There was one more option, answering my “secret question.” I clicked on it, and it told me I didn’t have a “secret question,” but could create one. But I could only create one after being logged in.

When a box popped up offering me an opportunity to chat with a Verizon representative, I clicked on it, then waited 15 minutes for the person or robot on the other end to type something in. No longer is the telephone the only place you can be put on hold. Eventually, a conversation started. I explained my problem in full, as the gigagbyte meter kept ticking. She regretted being unable to help me and gave me a phone number to call. I called Verizon, and waited on hold for another 15 minutes. A representative finally came on the line, and that was the moment my cell phone (its service coming from AT&T) unexplainedly turned itself off. It has been doing that a lot lately.

I called Verizon back, waited again and was all ready to yell at whoever was unlucky enough to field my call.

Jodi, though, felt my pain. Better yet, she said she knew how to stop it. She signed me up for the same amount of gigabytes for $50 a month, and said she’d send me – for free – the equipment I needed to become my own wi-fi mobile hot spot.

That had never been my goal and life, but free is free.
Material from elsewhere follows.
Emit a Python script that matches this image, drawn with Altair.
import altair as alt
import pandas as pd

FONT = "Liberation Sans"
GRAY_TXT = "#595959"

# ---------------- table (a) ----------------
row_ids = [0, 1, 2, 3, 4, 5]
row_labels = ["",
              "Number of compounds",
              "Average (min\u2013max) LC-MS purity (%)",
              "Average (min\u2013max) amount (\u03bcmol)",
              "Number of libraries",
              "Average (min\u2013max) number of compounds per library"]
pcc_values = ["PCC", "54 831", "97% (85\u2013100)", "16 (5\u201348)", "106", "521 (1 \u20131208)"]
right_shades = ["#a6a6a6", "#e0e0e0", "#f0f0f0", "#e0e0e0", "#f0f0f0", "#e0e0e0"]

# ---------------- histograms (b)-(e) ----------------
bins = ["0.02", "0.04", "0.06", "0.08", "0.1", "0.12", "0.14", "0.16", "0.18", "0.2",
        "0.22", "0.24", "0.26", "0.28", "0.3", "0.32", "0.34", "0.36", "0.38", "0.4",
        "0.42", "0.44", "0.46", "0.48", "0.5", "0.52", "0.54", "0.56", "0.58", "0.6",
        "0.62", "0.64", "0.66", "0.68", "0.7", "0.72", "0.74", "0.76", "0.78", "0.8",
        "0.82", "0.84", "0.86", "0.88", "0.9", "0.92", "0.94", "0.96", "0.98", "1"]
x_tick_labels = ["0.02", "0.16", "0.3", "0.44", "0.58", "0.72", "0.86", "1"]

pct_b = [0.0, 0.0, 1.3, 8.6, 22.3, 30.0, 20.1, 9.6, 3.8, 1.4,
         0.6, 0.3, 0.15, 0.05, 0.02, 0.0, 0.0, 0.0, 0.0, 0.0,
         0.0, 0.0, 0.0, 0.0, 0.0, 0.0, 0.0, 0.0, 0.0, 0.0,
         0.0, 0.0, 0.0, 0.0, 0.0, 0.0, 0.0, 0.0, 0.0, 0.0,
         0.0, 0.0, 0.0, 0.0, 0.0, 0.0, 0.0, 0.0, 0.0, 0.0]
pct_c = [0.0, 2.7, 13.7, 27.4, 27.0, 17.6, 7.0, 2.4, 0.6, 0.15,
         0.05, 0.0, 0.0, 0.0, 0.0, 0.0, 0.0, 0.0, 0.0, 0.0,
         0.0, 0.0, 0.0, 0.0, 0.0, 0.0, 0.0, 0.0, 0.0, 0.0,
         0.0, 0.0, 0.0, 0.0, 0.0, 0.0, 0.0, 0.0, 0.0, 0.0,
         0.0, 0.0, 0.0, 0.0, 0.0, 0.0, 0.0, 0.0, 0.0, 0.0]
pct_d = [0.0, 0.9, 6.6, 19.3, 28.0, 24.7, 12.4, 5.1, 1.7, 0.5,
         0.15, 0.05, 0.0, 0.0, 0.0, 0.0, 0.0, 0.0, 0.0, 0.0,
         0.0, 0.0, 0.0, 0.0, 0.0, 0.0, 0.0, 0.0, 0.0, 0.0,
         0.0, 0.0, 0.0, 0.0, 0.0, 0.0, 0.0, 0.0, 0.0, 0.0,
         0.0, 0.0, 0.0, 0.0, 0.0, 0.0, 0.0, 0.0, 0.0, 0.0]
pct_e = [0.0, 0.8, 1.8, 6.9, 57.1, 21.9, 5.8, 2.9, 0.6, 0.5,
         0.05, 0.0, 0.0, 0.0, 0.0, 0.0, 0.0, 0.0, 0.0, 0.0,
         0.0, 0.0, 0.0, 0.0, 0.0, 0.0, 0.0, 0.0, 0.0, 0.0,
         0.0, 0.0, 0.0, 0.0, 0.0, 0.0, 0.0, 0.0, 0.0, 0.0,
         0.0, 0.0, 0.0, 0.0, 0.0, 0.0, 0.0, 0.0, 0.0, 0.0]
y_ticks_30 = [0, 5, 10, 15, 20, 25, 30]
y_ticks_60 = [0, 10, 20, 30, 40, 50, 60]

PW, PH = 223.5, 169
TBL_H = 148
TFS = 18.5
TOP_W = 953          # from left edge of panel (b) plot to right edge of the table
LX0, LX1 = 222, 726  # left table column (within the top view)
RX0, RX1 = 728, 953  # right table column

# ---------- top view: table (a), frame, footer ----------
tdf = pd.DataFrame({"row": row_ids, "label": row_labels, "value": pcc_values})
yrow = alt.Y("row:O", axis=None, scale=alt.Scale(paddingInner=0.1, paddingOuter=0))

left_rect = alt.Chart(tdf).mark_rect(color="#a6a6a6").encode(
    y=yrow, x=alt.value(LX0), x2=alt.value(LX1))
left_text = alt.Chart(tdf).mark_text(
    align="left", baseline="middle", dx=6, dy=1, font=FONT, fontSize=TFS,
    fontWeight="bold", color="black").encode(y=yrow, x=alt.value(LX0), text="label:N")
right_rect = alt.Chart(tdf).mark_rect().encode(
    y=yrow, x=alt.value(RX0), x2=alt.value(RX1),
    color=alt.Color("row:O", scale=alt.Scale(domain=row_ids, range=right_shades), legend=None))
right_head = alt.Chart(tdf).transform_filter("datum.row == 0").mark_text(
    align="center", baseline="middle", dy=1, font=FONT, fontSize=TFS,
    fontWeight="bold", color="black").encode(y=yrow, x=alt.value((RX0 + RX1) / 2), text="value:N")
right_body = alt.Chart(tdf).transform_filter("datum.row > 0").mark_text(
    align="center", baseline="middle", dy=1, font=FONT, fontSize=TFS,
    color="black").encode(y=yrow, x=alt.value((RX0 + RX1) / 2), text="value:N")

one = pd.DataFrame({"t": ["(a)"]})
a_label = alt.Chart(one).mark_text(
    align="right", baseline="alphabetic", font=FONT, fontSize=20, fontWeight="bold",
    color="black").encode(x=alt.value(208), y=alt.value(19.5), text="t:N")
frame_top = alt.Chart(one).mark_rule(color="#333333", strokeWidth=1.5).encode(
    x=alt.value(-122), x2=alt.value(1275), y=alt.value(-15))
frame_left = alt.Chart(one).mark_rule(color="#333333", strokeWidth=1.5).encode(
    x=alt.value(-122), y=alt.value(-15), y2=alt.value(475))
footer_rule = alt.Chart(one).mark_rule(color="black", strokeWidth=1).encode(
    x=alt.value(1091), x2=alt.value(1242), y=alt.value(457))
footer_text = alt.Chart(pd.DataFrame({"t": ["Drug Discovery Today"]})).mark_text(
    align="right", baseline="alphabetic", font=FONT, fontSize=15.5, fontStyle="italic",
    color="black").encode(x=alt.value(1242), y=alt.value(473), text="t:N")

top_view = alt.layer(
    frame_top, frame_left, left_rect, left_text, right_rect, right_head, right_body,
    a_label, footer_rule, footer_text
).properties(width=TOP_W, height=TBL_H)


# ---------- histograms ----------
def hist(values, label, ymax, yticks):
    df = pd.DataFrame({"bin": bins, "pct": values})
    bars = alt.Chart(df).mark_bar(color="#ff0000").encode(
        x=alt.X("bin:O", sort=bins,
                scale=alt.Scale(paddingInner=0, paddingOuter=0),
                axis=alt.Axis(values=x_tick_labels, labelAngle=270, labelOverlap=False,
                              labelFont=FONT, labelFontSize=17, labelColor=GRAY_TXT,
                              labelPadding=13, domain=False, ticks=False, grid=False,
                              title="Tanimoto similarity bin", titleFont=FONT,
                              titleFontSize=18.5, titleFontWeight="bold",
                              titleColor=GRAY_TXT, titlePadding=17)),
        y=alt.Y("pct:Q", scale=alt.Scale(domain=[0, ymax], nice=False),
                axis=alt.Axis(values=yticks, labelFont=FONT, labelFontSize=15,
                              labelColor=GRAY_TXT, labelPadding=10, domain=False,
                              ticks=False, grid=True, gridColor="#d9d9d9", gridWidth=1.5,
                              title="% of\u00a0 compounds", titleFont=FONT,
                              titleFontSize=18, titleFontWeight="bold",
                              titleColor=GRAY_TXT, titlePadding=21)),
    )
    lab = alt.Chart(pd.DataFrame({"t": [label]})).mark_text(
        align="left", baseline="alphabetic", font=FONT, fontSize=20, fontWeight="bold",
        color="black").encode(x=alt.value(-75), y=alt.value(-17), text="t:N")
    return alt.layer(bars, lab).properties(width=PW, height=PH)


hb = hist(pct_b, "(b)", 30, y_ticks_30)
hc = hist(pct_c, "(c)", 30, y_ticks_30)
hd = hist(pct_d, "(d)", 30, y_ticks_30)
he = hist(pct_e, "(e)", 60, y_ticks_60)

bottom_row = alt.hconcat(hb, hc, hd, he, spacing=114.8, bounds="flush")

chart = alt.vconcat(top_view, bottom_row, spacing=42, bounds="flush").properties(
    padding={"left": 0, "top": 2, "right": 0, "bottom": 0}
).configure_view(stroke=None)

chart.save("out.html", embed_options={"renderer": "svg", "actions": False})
Not understanding why Verizon would give me something for free that would enable me to use the Internet for free – and not having the vaguest notion of the difference between wi-fi and what I already have — I repeatedly asked her, “what’s the catch?” She said, quite soothingly, there was none. She said the equipment – about the size of a credit card — would arrive the next day, and she would call me and help me hook it up.

For a while, I wasn’t angry at the company. I was, temporarily, Verizon ireless – even though I still owed $400.
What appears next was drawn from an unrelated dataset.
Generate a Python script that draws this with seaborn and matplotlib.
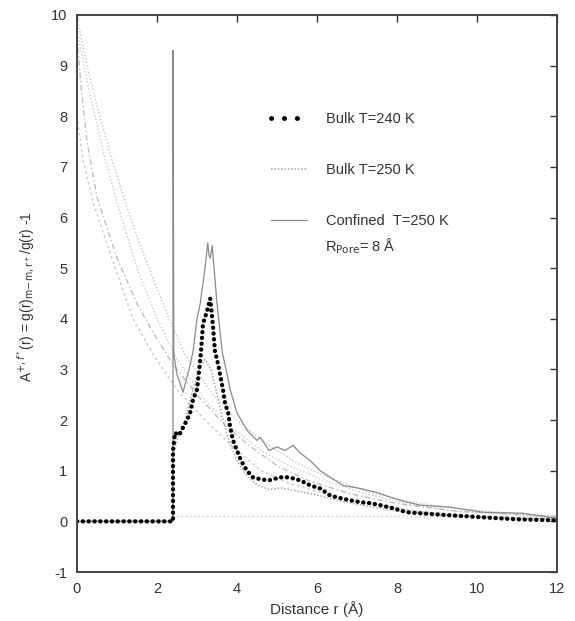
import numpy as np
import pandas as pd
import matplotlib
matplotlib.use("Agg")
import matplotlib.pyplot as plt
import seaborn as sns
from matplotlib.lines import Line2D

# ---------------- data ----------------
r_240 = [0, 2.4, 2.4, 2.45, 2.55, 2.65, 2.75, 2.83, 2.9, 3.0, 3.05, 3.1, 3.15, 3.25, 3.33,
         3.4, 3.45, 3.53, 3.6, 3.65, 3.7, 3.78, 3.83, 3.9, 4.0, 4.1, 4.25, 4.4, 4.6, 4.8,
         5.08, 5.3, 5.58, 5.83, 6.08, 6.33, 6.58, 6.8, 7.08, 7.33, 7.58, 7.9, 8.25, 8.58,
         9.33, 10.15, 11.0, 12.0]
y_240 = [0, 0, 1.4, 1.75, 1.7, 1.85, 2.0, 2.15, 2.4, 2.6, 2.95, 3.35, 3.9, 4.15, 4.4,
         3.85, 3.35, 3.1, 2.8, 2.6, 2.34, 2.14, 1.86, 1.6, 1.4, 1.2, 1.0, 0.87, 0.83, 0.81,
         0.87, 0.87, 0.81, 0.71, 0.65, 0.51, 0.46, 0.42, 0.38, 0.36, 0.32, 0.26, 0.18, 0.16,
         0.12, 0.08, 0.04, 0.02]

r_250 = [0, 2.4, 2.4, 2.5, 2.7, 2.9, 3.05, 3.2, 3.35, 3.5, 3.65, 3.8, 4.0, 4.25, 4.5,
         4.8, 5.1, 5.5, 6.0, 6.5, 7.0, 7.5, 8.0, 9.0, 10.0, 11.0, 12.0]
y_250 = [0, 0, 1.3, 1.6, 2.0, 2.6, 3.0, 3.2, 3.0, 2.5, 2.0, 1.6, 1.2, 0.9, 0.72,
         0.63, 0.66, 0.6, 0.52, 0.42, 0.34, 0.27, 0.2, 0.13, 0.09, 0.06, 0.04]

r_conf = [0, 2.4, 2.4, 2.42, 2.5, 2.65, 2.8, 2.9, 3.0, 3.08, 3.2, 3.27, 3.3, 3.33, 3.38,
          3.5, 3.63, 3.78, 3.83, 4.0, 4.25, 4.5, 4.58, 4.8, 5.0, 5.2, 5.4, 5.58, 5.83,
          6.08, 6.33, 6.65, 7.08, 7.5, 7.9, 8.25, 8.58, 9.33, 10.15, 11.15, 12.0]
y_conf = [0, 0, 9.3, 3.3, 2.9, 2.55, 3.0, 3.35, 4.0, 4.3, 5.0, 5.5, 5.25, 5.2, 5.45,
          4.3, 3.35, 2.8, 2.6, 2.14, 1.8, 1.6, 1.66, 1.4, 1.47, 1.4, 1.5, 1.35, 1.2,
          1.0, 0.87, 0.71, 0.65, 0.57, 0.46, 0.38, 0.32, 0.28, 0.18, 0.16, 0.06]

# smooth reference curves starting at r = 0
r_s1 = [0, 0.25, 0.5, 0.87, 1.25, 1.6, 2.0, 2.3, 2.7, 3.4, 4.0, 4.8, 5.5, 6.2, 7.2, 8.2, 9.5, 11.0, 12.0]
y_s1 = [9.95, 9.0, 8.2, 7.15, 6.2, 5.4, 4.6, 4.0, 3.3, 2.5, 2.0, 1.5, 1.15, 0.9, 0.6, 0.4, 0.25, 0.15, 0.1]
r_s2 = [0, 0.25, 0.7, 1.0, 1.5, 2.0, 2.5, 3.2, 3.8, 4.6, 5.3, 6.2, 7.2, 8.2, 9.5, 11.0, 12.0]
y_s2 = [9.7, 8.7, 7.15, 6.3, 5.0, 4.0, 3.2, 2.4, 1.9, 1.4, 1.1, 0.8, 0.55, 0.35, 0.2, 0.12, 0.08]
r_s3 = [0, 0.1, 0.25, 0.5, 1.0, 1.5, 2.0, 2.4, 3.0, 3.7, 4.3, 5.0, 5.8, 6.8, 8.0, 9.5, 12.0]
y_s3 = [9.6, 8.6, 7.5, 6.4, 5.2, 4.3, 3.6, 3.1, 2.5, 1.9, 1.5, 1.1, 0.8, 0.55, 0.35, 0.2, 0.1]
r_s4 = [0, 0.15, 0.4, 0.7, 1.0, 1.4, 1.9, 2.5, 3.2, 3.9, 4.6, 5.3, 6.2, 7.3, 8.5, 10.0, 12.0]
y_s4 = [8.0, 7.15, 6.3, 5.6, 4.9, 4.0, 3.3, 2.6, 2.0, 1.47, 1.0, 0.75, 0.55, 0.35, 0.2, 0.1, 0.05]

r_base = [2.4, 12.0]
y_base = [0.1, 0.1]

x_ticks = [0, 2, 4, 6, 8, 10, 12]
y_ticks = [-1, 0, 1, 2, 3, 4, 5, 6, 7, 8, 9, 10]

# ---------------- plotting ----------------
sns.set_style("white")
plt.rcParams['font.family'] = ['Liberation Sans', 'DejaVu Sans']

fig = plt.figure(figsize=(5.75, 6.21), dpi=100)
ax = fig.add_axes([77 / 575, 1 - 572 / 621, 480 / 575, 557 / 621])

def draw(r, y, **kw):
    df = pd.DataFrame({"r": r, "y": y})
    sns.lineplot(data=df, x="r", y="y", sort=False, estimator=None, ax=ax, **kw)

# smooth curves
draw(r_s1, y_s1, color="#c4c4c4", linewidth=1.0, linestyle=(0, (1, 1.5)))
draw(r_s2, y_s2, color="#cacaca", linewidth=1.0, linestyle=(0, (1, 1.5)))
draw(r_s3, y_s3, color="#bebebe", linewidth=1.0, linestyle=(0, (4, 2, 1, 2)))
draw(r_s4, y_s4, color="#cccccc", linewidth=1.0, linestyle=(0, (2, 2)))
draw(r_base, y_base, color="#cccccc", linewidth=1.0, linestyle=(0, (1, 2)))

# Bulk T=250 K
draw(r_250, y_250, color="#a8a8a8", linewidth=1.1, linestyle=(0, (1, 1.2)))
# Confined T=250 K
draw(r_conf, y_conf, color="#8a8a8a", linewidth=0.9, linestyle="-")
# Bulk T=240 K (black dots)
draw(r_240, y_240, color="black", linewidth=3.1, linestyle=(0, (0.05, 1.3)))
ax.lines[-1].set_dash_capstyle("round")

ax.set_xlim(0, 12)
ax.set_ylim(-1, 10)
ax.set_xticks(x_ticks)
ax.set_yticks(y_ticks)
ax.set_xticklabels([str(t) for t in x_ticks])
ax.set_yticklabels([str(t) for t in y_ticks])
ax.tick_params(direction="in", length=5, width=1, top=True, right=True,
               labelsize=10.5, colors="#333333", pad=7)
for s in ax.spines.values():
    s.set_linewidth(1.4)
    s.set_color("#444444")

ax.set_xlabel("Distance r (Å)", fontsize=11, color="#333333", labelpad=4)
ax.set_ylabel(r"A$^{+,f^*}$(r) = g(r)$_{\mathrm{m\!-\!m,r^+}}$/g(r) -1",
              fontsize=9.8, color="#333333")
ax.yaxis.set_label_coords(-0.083, 0.494)

handles = [
    Line2D([], [], color="black", linestyle=(0, (0.05, 2.6)), linewidth=3.5,
           dash_capstyle="round"),
    Line2D([], [], color="#a8a8a8", linewidth=1.1, linestyle=(0, (1, 1.2))),
    Line2D([], [], color="#8a8a8a", linewidth=0.9, linestyle="-"),
]
leg_labels = ["Bulk T=240 K", "Bulk T=250 K", "Confined  T=250 K"]
leg = ax.legend(handles, leg_labels, loc="upper left", bbox_to_anchor=(0.405, 0.826),
                frameon=False, fontsize=10.5, handlelength=2.45, handletextpad=1.3,
                labelspacing=2.55, borderpad=0, borderaxespad=0)
for t in leg.get_texts():
    t.set_color("#333333")

ax.text(0.517, 0.585, r"R$_{\mathrm{Pore}}$= 8 Å", transform=ax.transAxes,
        fontsize=10.5, color="#333333", va="center", ha="left")

fig.savefig("out.png", dpi=100)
The next day, the equipment didn’t arrive, and Jodi didn’t call. Two more days passed without receiving or hearing anything. (If you’re asking why not just call Verizon and tell them, you’ve never called Verizon.) After a week had passed, I decided to go to the Verizon Wireless store near where I live, figuring I could get the thingamajig from them.
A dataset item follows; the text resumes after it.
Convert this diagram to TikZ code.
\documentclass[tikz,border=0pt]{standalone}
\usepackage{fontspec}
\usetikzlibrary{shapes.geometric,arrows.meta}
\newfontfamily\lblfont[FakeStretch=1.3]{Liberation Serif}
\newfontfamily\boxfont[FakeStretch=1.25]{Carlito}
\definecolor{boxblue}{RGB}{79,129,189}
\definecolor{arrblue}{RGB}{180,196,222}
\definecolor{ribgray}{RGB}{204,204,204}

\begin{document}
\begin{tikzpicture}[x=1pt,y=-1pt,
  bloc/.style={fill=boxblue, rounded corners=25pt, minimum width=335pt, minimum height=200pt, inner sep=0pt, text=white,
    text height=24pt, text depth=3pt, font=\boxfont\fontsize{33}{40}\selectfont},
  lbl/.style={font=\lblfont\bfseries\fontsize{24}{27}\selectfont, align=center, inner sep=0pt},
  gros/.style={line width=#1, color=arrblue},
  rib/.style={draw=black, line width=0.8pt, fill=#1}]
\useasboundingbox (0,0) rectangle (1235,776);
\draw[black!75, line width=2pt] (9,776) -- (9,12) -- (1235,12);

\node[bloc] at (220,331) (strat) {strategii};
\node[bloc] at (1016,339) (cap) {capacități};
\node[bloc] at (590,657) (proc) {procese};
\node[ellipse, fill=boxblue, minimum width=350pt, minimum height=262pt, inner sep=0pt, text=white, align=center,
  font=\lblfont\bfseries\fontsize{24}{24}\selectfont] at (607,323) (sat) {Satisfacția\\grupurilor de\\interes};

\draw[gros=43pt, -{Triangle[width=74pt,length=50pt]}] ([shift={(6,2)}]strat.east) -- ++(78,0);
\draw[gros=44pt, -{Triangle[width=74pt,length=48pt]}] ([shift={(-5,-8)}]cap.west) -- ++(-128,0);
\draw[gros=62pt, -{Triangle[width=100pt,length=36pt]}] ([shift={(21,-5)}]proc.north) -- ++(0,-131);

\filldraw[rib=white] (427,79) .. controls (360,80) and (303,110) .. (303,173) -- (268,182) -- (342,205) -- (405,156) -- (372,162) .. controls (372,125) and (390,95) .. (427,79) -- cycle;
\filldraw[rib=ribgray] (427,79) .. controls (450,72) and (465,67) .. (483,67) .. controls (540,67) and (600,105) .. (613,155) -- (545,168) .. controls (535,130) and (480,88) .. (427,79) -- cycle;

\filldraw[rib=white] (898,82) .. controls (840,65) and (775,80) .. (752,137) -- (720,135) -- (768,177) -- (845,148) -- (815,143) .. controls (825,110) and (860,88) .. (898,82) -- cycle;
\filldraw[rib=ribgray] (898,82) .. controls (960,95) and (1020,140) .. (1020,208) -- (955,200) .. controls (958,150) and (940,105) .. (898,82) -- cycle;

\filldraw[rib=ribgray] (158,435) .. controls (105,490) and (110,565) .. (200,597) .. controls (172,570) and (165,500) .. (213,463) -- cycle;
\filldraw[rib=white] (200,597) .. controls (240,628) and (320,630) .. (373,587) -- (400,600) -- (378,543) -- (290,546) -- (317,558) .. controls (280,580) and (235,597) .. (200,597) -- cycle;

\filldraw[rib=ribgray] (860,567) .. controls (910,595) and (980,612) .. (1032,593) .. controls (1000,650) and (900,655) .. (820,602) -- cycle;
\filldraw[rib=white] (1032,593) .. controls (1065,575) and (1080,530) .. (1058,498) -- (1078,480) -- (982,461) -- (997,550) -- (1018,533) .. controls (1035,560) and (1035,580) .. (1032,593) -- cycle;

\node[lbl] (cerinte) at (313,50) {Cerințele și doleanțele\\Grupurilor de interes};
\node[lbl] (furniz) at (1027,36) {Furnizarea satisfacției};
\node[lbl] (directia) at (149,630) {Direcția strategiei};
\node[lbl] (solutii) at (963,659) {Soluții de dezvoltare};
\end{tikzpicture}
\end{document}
They said they’d be happy to help me out and asked for my Verizon Wireless phone number, which I didn’t have with me. I went home to find it, and in the few minutes my car was on the street, got a $52 parking ticket.

That left me so depressed I decided to take a nap. The next day I went back to the store with the number, and explained everything again. They tried to sign me up for a second cell phone line, but I explained that’s not what I wanted. I told them I’d been promised a free device that would operate through my existing line and, somehow, provide me free wi-fi. How, I didn’t care. I just wanted to stop that sand-through-the-hourglass feeling everytime I went online.

The staff at the Verizon Wireless store decided to call Verizon customer service, and I got to watch a Verizon employee while he was on hold with Verizon. Normally that would have been sweet justice – something I could have watched and smiled at all day — but I was in a hurry.  He got off the phone, went to the computer and determined the device had been delivered. The information on the screen, unfortunately, didn’t include what address it was delivered to, only the name of the person who signed for it, M. Anderson.

I don’t know any M. Anderson.

I checked with my temporary neighbors, determining neither of them was M. Anderson.

I drove to my old house, in case it had been accidentally sent there. But the new resident, Mike, wasn’t an Anderson. I checked next door to my old house, where I knew Melanie – but not her last name. She wasn’t an Anderson either.

So, if you’re reading this, M. Anderson, wherever you are, please bring me my whatchmacallit so I can conserve my giggetybytes, maintain my position on the cutting edge of communications technology, and perhaps catch another 25-year-old episode of The A-Team.


Comment from Stumpy and Cyndi
Time February 14, 2011 at 10:04 am

I’m feeling your pain! As for conserving gigabytes, no watching, uploading, downloading video’s, hulu, or streaming anything. If you DO go over you can call Verizon and upgrade your plan for a month. You can also put it on hold for up to 6 months at a time, and not pay a thing.

Ask me how I know all this?

Happy tails!
Stumpy and me

Comment from jwoestendiek
Time February 14, 2011 at 10:05 am

How do you know all this?

Comment from Sue
Time February 14, 2011 at 11:47 am

It took me almost 20 minutes to read this (and I’m a fast reader.) I was laughing so hard I had to find kleenex for the tears. I’m in the middle of a satellite internet switchover to broadband. Different companies. Different issues. Very, very, similar pain. Good Luck and may the force be with you!

Comment from Lydia
Time February 14, 2011 at 1:40 pm

John, so sorry for you pain but I truly, truly understand. I had been without a cell phone since Oct. At first it was nice, but then everyone started getting annoyed then angry with me so I decided to opt for my “upgrade” (had the previous phone for almost 5 years) … after over 25 calls, hours upon days on hold, lost count of reps and their names after 34 (some calls required I speak with 3 different people), a defective phone, loss of upgrade and STILL being charged for usage I didn’t use, I finally received one that seems to work, so far (4 days). As for TV (which is available on my phone), I was told to forget it because AT&T will not offer it after March 31 anyway … so I guess I’m safe from giga-drain.

Comment from Carl Bryant
Time February 16, 2011 at 11:39 pm

I am thoroughly convinced that all of the ‘communication’ companies have as a central spoke of their business plan a ‘torture the customer’ mantra. On the past 12 months I’ve had maddening customer disservice experiences with Verizon (just try to cancel service), DirecTV (if serviceman never shows how can we have a contract), AT&T (4.5 hour 611 call to fix my Blackberry), Clearwire (we can’t charge that little even though it is in writing), Comcast (sure 3 DVRs in a row don’t work, drive all the way over here to pick up your 4th) and CenturyTel (how can I have a cancellation fee if I only called in to get pricing.). I do know what a gB is though.